(Entries with chart source code)
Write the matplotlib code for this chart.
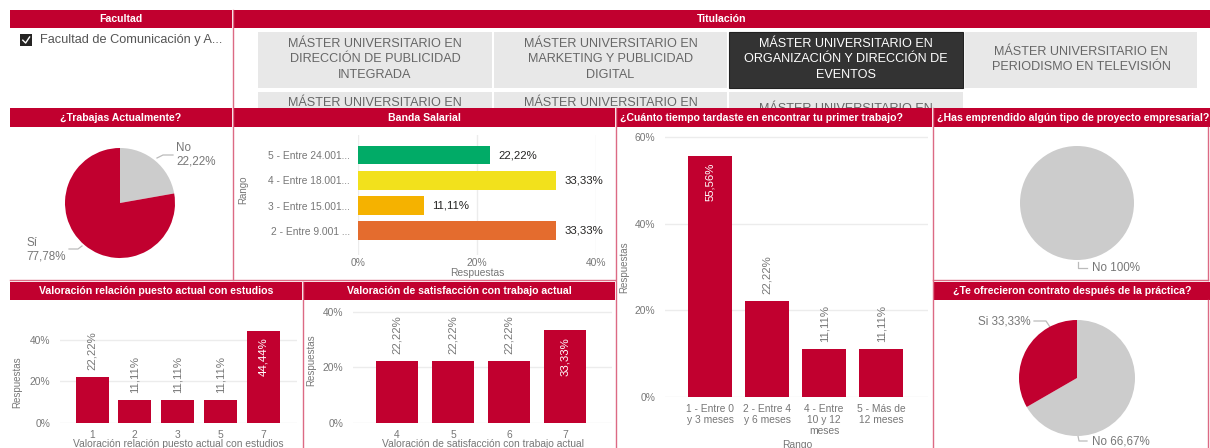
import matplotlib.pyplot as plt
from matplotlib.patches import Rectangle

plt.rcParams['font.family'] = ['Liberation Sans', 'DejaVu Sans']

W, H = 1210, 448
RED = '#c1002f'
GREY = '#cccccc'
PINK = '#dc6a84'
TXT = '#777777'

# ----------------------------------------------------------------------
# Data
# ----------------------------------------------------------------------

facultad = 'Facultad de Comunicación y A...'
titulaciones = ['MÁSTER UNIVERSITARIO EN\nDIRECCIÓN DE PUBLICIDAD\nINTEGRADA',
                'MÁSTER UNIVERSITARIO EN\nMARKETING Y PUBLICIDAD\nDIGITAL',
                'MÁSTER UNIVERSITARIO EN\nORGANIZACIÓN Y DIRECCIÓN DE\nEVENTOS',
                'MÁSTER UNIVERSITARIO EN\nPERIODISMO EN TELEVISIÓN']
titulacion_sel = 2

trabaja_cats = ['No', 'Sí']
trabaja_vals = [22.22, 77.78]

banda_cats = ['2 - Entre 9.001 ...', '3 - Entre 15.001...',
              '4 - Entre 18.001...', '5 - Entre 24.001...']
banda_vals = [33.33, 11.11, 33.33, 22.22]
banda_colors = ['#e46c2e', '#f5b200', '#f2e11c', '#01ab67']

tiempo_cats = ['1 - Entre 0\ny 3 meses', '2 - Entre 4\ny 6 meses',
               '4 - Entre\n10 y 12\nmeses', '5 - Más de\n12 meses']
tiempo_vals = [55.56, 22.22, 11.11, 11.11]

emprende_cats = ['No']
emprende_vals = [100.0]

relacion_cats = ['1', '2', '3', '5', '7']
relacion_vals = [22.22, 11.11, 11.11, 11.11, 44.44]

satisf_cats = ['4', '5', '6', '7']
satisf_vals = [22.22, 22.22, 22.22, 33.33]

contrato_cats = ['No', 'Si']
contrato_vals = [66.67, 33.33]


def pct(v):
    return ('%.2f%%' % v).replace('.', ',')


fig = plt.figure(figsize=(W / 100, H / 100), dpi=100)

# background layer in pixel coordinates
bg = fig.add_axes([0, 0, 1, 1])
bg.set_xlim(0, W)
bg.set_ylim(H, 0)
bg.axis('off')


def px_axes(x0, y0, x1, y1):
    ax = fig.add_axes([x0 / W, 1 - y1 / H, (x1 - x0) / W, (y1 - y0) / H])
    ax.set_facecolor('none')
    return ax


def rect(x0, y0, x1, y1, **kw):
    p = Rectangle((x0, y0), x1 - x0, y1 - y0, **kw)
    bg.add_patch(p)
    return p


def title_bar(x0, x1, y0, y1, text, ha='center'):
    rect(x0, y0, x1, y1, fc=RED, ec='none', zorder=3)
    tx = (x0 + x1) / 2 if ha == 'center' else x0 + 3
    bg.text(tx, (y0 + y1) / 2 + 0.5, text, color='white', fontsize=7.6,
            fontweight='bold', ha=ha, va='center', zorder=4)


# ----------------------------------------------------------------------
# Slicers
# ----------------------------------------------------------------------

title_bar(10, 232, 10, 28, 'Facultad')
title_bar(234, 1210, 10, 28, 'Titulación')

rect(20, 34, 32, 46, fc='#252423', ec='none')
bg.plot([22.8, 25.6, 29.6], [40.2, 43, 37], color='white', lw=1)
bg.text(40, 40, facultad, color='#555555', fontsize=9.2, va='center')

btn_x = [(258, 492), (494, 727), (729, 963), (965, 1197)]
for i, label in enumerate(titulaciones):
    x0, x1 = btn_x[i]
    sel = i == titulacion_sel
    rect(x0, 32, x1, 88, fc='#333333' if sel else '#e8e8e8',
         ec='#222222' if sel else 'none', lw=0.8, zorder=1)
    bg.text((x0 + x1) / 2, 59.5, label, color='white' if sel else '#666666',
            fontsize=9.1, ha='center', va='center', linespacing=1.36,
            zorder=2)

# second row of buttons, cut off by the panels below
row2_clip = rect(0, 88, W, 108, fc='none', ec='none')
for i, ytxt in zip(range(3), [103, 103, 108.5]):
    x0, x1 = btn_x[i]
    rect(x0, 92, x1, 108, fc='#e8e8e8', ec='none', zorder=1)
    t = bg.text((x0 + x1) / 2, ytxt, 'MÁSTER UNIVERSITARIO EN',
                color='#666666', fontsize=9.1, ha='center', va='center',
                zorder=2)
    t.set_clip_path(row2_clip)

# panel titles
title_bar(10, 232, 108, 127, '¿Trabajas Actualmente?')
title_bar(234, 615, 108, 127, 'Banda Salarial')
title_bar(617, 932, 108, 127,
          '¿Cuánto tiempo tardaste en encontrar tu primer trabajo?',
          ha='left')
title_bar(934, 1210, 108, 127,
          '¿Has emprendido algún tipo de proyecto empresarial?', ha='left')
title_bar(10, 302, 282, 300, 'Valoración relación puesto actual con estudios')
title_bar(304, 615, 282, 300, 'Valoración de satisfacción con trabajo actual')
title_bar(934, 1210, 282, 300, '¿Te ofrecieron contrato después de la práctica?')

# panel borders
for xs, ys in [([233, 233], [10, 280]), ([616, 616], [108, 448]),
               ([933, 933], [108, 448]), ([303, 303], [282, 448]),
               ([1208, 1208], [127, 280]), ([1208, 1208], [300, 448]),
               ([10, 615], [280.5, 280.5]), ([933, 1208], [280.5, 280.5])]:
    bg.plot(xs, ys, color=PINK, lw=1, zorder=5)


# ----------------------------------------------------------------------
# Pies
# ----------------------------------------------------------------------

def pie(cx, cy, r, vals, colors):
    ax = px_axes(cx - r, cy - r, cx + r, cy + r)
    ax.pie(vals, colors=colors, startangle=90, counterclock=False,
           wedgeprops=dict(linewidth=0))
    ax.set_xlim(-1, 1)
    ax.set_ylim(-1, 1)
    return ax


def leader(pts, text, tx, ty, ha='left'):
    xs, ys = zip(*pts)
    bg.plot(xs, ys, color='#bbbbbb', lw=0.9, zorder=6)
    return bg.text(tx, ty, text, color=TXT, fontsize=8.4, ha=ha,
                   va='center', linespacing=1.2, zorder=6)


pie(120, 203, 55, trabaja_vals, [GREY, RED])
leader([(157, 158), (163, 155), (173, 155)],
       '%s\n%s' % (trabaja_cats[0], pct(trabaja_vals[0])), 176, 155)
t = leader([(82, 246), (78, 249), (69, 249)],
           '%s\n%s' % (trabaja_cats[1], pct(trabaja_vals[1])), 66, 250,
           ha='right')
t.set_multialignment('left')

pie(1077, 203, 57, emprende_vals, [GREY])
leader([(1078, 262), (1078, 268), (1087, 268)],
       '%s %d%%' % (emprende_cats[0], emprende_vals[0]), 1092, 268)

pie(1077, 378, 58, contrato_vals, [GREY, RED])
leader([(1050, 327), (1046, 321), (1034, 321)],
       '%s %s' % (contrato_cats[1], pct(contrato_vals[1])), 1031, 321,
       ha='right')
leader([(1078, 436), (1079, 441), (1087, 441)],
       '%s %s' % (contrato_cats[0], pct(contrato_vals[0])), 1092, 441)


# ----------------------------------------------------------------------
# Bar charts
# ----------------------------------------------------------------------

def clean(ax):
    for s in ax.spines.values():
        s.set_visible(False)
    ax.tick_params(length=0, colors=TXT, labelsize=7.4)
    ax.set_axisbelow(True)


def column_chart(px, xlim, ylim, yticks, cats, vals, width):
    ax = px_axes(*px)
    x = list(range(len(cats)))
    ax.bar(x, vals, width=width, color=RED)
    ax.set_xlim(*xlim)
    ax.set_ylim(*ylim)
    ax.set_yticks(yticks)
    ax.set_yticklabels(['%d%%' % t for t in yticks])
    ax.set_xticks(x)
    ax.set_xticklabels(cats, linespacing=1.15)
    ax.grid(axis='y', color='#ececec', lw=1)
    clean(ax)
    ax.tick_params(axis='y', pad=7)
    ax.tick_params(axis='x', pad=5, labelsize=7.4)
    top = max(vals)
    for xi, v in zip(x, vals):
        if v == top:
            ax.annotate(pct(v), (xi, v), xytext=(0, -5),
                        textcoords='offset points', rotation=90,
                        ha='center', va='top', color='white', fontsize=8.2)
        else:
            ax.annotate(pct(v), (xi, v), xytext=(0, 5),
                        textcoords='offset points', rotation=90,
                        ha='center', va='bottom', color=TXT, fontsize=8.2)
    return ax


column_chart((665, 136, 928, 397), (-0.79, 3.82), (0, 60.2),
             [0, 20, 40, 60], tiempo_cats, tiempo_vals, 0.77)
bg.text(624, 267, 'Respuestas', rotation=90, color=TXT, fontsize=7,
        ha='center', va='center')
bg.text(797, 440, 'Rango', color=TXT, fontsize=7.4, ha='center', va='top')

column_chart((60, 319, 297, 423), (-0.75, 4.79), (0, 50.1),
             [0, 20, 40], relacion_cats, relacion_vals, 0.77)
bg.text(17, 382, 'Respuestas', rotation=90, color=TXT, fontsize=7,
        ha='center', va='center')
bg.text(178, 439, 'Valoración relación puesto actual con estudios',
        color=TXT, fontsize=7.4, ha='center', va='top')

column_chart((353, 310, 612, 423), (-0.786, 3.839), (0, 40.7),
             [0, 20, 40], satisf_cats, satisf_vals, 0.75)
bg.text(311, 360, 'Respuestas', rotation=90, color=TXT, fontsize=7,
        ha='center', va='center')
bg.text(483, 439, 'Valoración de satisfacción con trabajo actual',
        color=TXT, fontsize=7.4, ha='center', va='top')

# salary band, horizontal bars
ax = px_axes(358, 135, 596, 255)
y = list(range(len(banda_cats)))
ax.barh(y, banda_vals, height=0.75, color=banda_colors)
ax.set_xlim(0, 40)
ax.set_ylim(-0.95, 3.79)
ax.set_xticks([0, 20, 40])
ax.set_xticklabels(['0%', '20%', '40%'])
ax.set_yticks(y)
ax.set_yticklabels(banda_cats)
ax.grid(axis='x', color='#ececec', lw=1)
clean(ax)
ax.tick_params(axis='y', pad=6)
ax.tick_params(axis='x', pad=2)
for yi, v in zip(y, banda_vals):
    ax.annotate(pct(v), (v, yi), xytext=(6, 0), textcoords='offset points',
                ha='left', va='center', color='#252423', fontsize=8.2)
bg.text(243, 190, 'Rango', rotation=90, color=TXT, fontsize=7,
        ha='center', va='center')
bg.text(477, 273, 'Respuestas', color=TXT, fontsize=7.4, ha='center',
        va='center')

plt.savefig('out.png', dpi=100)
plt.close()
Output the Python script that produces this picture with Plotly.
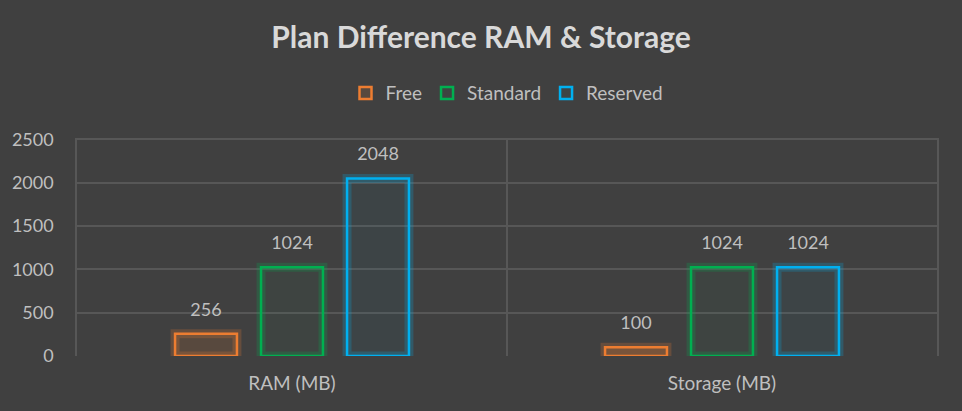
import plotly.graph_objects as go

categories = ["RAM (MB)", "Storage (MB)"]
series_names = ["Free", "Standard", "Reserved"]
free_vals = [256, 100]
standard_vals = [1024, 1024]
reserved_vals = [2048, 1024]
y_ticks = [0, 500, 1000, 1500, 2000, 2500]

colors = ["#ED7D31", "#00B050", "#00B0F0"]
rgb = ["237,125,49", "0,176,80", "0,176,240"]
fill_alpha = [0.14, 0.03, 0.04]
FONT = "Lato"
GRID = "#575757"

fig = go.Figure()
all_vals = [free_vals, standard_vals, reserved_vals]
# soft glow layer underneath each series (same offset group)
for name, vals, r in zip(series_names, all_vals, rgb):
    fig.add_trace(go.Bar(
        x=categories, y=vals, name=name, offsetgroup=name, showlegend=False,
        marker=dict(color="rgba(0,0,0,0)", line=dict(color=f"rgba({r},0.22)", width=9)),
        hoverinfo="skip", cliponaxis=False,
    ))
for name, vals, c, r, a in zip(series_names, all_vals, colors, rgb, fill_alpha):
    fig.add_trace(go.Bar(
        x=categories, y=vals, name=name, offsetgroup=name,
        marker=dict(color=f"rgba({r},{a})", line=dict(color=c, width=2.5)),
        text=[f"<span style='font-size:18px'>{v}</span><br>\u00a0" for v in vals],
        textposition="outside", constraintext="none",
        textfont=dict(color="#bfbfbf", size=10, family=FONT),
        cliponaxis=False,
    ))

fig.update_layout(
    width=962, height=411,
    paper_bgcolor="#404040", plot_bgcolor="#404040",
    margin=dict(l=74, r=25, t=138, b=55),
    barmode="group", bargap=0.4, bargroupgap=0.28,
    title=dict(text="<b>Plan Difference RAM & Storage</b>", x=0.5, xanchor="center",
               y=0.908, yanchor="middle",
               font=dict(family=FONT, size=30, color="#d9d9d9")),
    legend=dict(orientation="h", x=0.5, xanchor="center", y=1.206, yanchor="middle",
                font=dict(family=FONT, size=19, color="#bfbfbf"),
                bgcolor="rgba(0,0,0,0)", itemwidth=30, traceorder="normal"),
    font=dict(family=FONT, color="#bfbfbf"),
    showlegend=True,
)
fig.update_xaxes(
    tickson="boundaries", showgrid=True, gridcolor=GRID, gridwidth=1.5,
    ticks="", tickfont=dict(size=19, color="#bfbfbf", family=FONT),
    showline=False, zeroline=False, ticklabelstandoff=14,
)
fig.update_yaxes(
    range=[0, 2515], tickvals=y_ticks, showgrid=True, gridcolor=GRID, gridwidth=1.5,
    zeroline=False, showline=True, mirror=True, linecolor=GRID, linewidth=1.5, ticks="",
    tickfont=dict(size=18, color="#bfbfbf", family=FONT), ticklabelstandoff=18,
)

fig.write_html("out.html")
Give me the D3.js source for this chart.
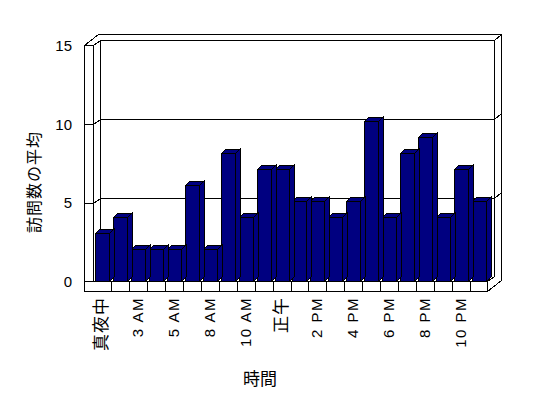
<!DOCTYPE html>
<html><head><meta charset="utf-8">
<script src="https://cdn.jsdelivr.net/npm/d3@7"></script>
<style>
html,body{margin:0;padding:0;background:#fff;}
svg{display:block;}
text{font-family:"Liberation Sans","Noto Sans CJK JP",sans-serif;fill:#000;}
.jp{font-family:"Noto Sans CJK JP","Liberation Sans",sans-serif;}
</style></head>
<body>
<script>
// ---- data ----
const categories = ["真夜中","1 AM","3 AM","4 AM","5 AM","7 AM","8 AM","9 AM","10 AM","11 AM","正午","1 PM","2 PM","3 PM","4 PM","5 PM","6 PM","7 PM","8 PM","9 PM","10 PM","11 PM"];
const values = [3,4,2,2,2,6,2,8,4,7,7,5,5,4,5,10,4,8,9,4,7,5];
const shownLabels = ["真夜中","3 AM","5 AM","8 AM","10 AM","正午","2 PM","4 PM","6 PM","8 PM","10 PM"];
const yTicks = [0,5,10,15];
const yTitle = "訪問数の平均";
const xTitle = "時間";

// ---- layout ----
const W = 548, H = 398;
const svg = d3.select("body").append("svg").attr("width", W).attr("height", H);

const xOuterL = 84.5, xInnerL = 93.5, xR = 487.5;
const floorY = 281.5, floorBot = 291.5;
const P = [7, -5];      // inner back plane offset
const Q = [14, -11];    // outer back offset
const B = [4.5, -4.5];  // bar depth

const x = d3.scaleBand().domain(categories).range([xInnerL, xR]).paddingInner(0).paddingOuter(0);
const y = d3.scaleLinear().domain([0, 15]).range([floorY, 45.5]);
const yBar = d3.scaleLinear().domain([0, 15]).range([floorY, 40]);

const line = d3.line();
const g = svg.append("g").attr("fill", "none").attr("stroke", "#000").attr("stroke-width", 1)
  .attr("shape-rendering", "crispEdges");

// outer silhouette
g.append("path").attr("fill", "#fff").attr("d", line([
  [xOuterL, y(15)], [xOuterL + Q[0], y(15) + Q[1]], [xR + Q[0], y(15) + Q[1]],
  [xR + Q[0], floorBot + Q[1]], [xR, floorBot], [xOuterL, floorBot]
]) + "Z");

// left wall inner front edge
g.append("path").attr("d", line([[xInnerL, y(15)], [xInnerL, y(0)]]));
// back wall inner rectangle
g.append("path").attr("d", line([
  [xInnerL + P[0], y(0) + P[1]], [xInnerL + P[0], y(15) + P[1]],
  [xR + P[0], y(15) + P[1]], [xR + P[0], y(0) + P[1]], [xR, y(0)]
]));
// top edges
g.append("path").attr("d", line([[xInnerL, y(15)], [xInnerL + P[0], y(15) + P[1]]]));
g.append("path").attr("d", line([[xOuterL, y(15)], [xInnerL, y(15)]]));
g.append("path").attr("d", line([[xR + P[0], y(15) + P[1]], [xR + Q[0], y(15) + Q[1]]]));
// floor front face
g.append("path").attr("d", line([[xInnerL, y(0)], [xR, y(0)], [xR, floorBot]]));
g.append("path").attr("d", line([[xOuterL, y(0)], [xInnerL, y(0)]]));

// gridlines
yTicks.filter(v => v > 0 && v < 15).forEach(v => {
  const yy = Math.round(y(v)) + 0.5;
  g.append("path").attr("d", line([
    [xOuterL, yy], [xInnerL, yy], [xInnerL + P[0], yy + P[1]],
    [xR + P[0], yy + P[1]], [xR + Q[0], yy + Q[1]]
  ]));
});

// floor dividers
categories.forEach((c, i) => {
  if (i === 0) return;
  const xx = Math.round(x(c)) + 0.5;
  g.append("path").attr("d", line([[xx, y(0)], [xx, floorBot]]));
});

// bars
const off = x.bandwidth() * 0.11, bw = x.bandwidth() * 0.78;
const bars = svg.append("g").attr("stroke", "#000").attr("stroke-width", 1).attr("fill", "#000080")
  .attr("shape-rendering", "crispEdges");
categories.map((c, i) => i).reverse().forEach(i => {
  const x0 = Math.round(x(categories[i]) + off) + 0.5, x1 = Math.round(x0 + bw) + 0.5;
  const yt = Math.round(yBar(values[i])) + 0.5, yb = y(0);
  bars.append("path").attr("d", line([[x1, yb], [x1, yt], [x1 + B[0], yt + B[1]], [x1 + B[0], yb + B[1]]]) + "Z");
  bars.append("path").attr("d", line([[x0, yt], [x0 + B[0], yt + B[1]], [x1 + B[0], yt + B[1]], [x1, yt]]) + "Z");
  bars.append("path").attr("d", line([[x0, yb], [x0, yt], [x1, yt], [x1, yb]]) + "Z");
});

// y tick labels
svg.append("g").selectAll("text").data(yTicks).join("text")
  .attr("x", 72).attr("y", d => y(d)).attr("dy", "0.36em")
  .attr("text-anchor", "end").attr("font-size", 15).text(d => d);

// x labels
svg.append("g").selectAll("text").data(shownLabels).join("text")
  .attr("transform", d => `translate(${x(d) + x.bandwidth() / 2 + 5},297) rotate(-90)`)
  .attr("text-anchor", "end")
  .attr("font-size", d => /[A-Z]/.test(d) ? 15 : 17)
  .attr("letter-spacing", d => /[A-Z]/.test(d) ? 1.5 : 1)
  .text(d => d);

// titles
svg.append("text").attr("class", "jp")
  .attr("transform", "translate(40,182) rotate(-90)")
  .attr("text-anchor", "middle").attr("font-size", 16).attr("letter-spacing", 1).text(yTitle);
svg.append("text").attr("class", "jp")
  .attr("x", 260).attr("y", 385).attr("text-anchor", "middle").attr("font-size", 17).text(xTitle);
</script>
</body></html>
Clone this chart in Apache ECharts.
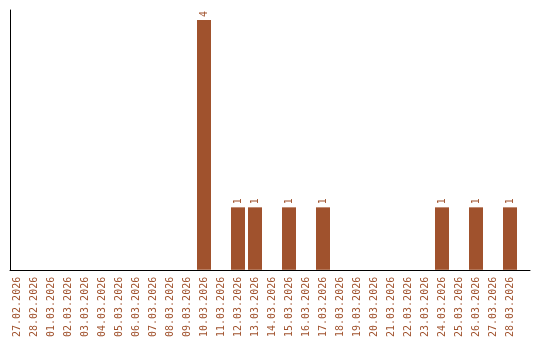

__What the task asks__.
Repeat only what lies between the start of the data and the end of the line containing "trabaja_vals = [22.22, 77.78]", exactly, with pictures left out.

__Solution below__.
Write the matplotlib code for this chart.
import matplotlib.pyplot as plt
from matplotlib.patches import Rectangle

plt.rcParams['font.family'] = ['Liberation Sans', 'DejaVu Sans']

W, H = 1210, 448
RED = '#c1002f'
GREY = '#cccccc'
PINK = '#dc6a84'
TXT = '#777777'

# ----------------------------------------------------------------------
# Data
# ----------------------------------------------------------------------

facultad = 'Facultad de Comunicación y A...'
titulaciones = ['MÁSTER UNIVERSITARIO EN\nDIRECCIÓN DE PUBLICIDAD\nINTEGRADA',
                'MÁSTER UNIVERSITARIO EN\nMARKETING Y PUBLICIDAD\nDIGITAL',
                'MÁSTER UNIVERSITARIO EN\nORGANIZACIÓN Y DIRECCIÓN DE\nEVENTOS',
                'MÁSTER UNIVERSITARIO EN\nPERIODISMO EN TELEVISIÓN']
titulacion_sel = 2

trabaja_cats = ['No', 'Sí']
trabaja_vals = [22.22, 77.78]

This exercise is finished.